Monday, April 11, 2011

Why should libraries care about RPGs?

In my last post, I defined what an RPG is. (At least, I have defined what my idea of an RPG is. Other people may give different definitions). The next question is, so what? Why should the library care? After all, there is already enough going on: story hour, the new computer classes, tax season, a reference list half a mile long, a local performer, teen video-game night, the art show, and the movie night? Not to mention the usual library duties like cataloging, shelving, reference, circulation and helping patrons find what they are looking for.

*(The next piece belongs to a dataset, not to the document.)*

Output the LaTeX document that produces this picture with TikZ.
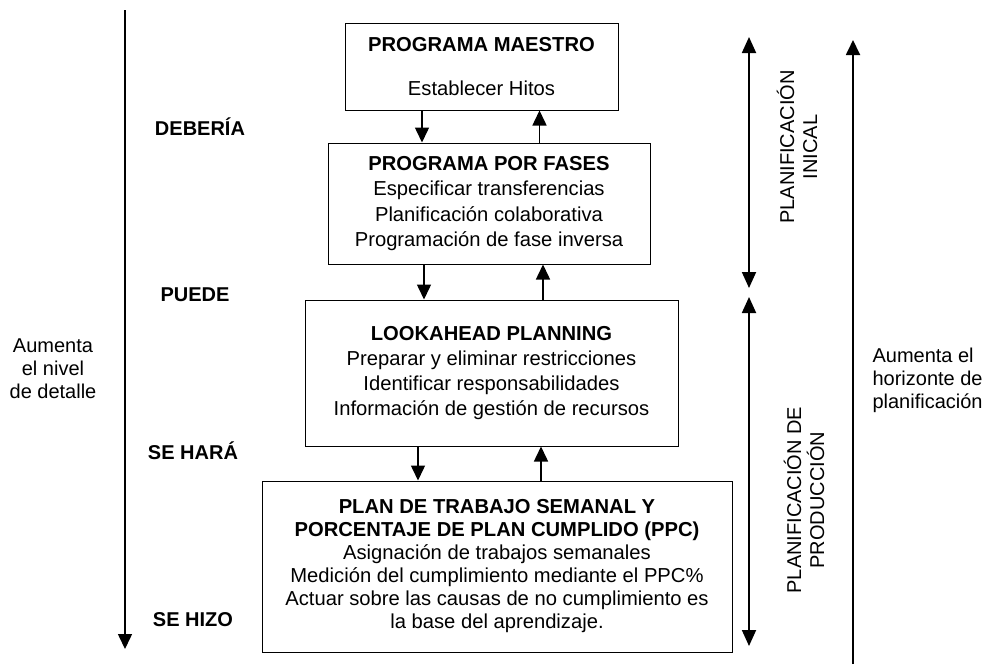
\documentclass[tikz,border=0pt]{standalone}
\usepackage{fontspec}
\setmainfont{Liberation Sans}
\usetikzlibrary{arrows.meta}
\tikzset{
  box/.style={draw=black, line width=1pt, align=center, inner sep=0pt, font=\fontsize{20.2}{24}\selectfont},
  arr/.style={line width=1.5pt, -{Triangle[width=14pt,length=15pt]}},
  darr/.style={line width=1.8pt, {Triangle[width=14pt,length=16pt]}-{Triangle[width=14pt,length=16pt]}},
  lbl/.style={font=\fontsize{20}{23}\selectfont\bfseries},
  txt/.style={font=\fontsize{20}{23}\selectfont, align=center},
}
\begin{document}
\begin{tikzpicture}[x=1pt,y=-1pt]
\useasboundingbox (0,0) rectangle (984,667);
% boxes
\node[box, minimum width=273pt, minimum height=87pt] (b1) at (481.5,66.5)
  {\textbf{PROGRAMA MAESTRO}\\[20pt]Establecer Hitos};
\node[box, minimum width=322pt, minimum height=121pt, font=\fontsize{20.2}{25.5}\selectfont] (b2) at (489,203.5)
  {\textbf{PROGRAMA POR FASES}\\Especificar transferencias\\Planificación colaborativa\\Programación de fase inversa};
\node[box, minimum width=373pt, minimum height=146pt, font=\fontsize{20.2}{25.2}\selectfont] (b3) at (491.5,373)
  {\textbf{LOOKAHEAD PLANNING}\\Preparar y eliminar restricciones\\Identificar responsabilidades\\Información de gestión de recursos};
\node[box, minimum width=470pt, minimum height=171pt, font=\fontsize{20.2}{23}\selectfont] (b4) at (497,566.5)
  {\textbf{PLAN DE TRABAJO SEMANAL Y}\\\textbf{PORCENTAJE DE PLAN CUMPLIDO (PPC)}\\Asignación de trabajos semanales\\Medición del cumplimiento mediante el PPC\%\\Actuar sobre las causas de no cumplimiento es\\la base del aprendizaje.};
% connectors between boxes
\coordinate (d1) at (422,0);
\coordinate (u1) at (539.5,0);
\coordinate (d2) at (424,0);
\coordinate (u2) at (543,0);
\coordinate (d3) at (418,0);
\coordinate (u3) at (541,0);
\draw[arr] (b1.south -| d1) -- (b2.north -| d1);
\draw[arr] (b2.north -| u1) -- (b1.south -| u1);
\draw[arr] (b2.south -| d2) -- (b3.north -| d2);
\draw[arr] (b3.north -| u2) -- (b2.south -| u2);
\draw[arr] (b3.south -| d3) -- (b4.north -| d3);
\draw[arr] (b4.north -| u3) -- (b3.south -| u3);
% left arrow and labels
\coordinate (ltop) at (125,10);
\coordinate (lbot) at (125,649);
\draw[arr] (ltop) -- (lbot);
\node[lbl] (deb) at (200,127) {DEBERÍA};
\node[lbl] (pue) at (195,295) {PUEDE};
\node[lbl] (har) at (193,451) {SE HARÁ};
\node[lbl] (hiz) at (193,620) {SE HIZO};
\node[txt] (detalle) at (53,369) {Aumenta\\el nivel\\de detalle};
% right arrows
\coordinate (ia) at (749,37);
\coordinate (ib) at (749,288);
\coordinate (pa) at (749,297);
\coordinate (pb) at (749,646);
\draw[darr] (ia) -- (ib);
\draw[darr] (pa) -- (pb);
\node[txt, rotate=90] (ini) at (797,147) {PLANIFICACIÓN\\INICAL};
\node[txt, rotate=90] (prod) at (804,500) {PLANIFICACIÓN DE\\PRODUCCIÓN};
\coordinate (hbot) at (853,664);
\coordinate (htop) at (853,40);
\draw[arr, line width=1.8pt] (hbot) -- (htop);
\node[txt, align=left, anchor=west] (hor) at (869,380) {Aumenta el\\horizonte de\\planificación};
\end{tikzpicture}
\end{document}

One answer is in the School Library Journal. Cason Snow (2009) wrote an article about role-playing games in the library. She was looking at gaming from the view of a school librarian, and their value in social education, ethics and literacy:

"A strength of RPGs is that they allow players to examine real issues within the context of a game.  By playing these games, students can develop many important life skills, such as teamwork, leadership, creative problem solving, critical thinking, and math and literacy skills.  RPGs also engage players directly in the experience, making them active rather than passive participants." 

In other words, a role-playing game can be used to apply certain knowledge that is being taught in the class room (i.e. Math and literacy) and to encourage traits that are encouraged in the classroom, but not easily taught.

What about people who are not in a school environment? The public library is “the people's university”, and the library's main goal is to provide the population with information, typically the kind that one learns in a classroom. Does that mean the library has a duty to educate people in the things that cannot be easily learned in the classroom? I don't know.

The point about education may not even matter, since RPGs are, first and foremost a form of entertainment. Public libraries provide entertainment in the form of novels, movies and video games. The resources for role-playing games could be made available as well, especially since the two easiest resources the library can provide are space and the books themselves.

rpg table

Original Source: Dungeons & Dragons on Freebase, licensed under CC-BY 
Found on: Dragonlite's Top 5 RPG Lists

An appropriately sized table and a room are the only things that gamers need in terms of space. Preferably, the room would be separated from other patrons, so that they would not be bothered by the sound of rolling dice, discussing rules and groaning when someone botches. If public libraries can lend space to community groups, clubs and people playing the Wii, surely there could be some space for a group of table-top gamers.

The books themselves are a more complicated issue. There are many different RPG books that have been published, and choosing the right books for your library will be the topic of future posts.

Picture and Quote References:

Dragonlit (2011).  "Top Five Table Top RPGs" Accessed on April 9, 2011.

Lambert, Steven (2011).  "Free Vector Clipart: Library Book Cart"

Snow, C (2009). “Tabletop Fantasy RPGs” School Library Journal. Jan 1, 2009.  Accessed on March 3, 2011.


  1. Hi, I'm a gamer/librarian and like what you're doing here. I was just wondering if you're on twitter, too.

  2. Hi Terry.

    Yes, I am on Twitter, but I'm not following anyone on it, nor am I tweeting.

    Who would you recommend I follow?

  3. Well me: @GameCouch, @LizDanforth, and @ulotrichous would be good to start with.

  4. I am a librarian and gamer as well! I desire to combine my two loves together into a short RPG campaign at the library, but it seems difficult to get parents (and their children) to commit to anything. How did you go about starting your table-top games at the library?

    1. Hi Katoukate.

      Unfortunately, my job description was changed last year, so I have no home-base to run a game. (Instead, there are several libraries that I work at on a semi-random basis. That isn't the best for establishing a game... or a blog for that matter...)

      That being said, what I would do is simple. Know your audience. What type of books and stories do your children enjoy? Just before things changed, I met a group of kids who regularly go to the library and who love Star Wars. Coincidentally, the new Star Wars RPG has been in beta-testing for a while, and they have a one-shot adventure available (complete with standalone maps and a mini-rule book).

      You could also have the game as an extension of an existing program. For example, one public library system that I am familiar with has started to host weekly Magic the Gathering tournaments. Is the library hosting a screening of Lord of the Rings? if so, advertise for your fantasy campaign then.

      As for getting parents to commit, there are two suggestions. First, ask the parents to join. They may not be committing due to prejudices against RPGs.

      Second - and this will sound odd - charge for the game. People tend to be more invested in something they have put financial resources into. And, of course, the money would be used to supply the players with snacks and food.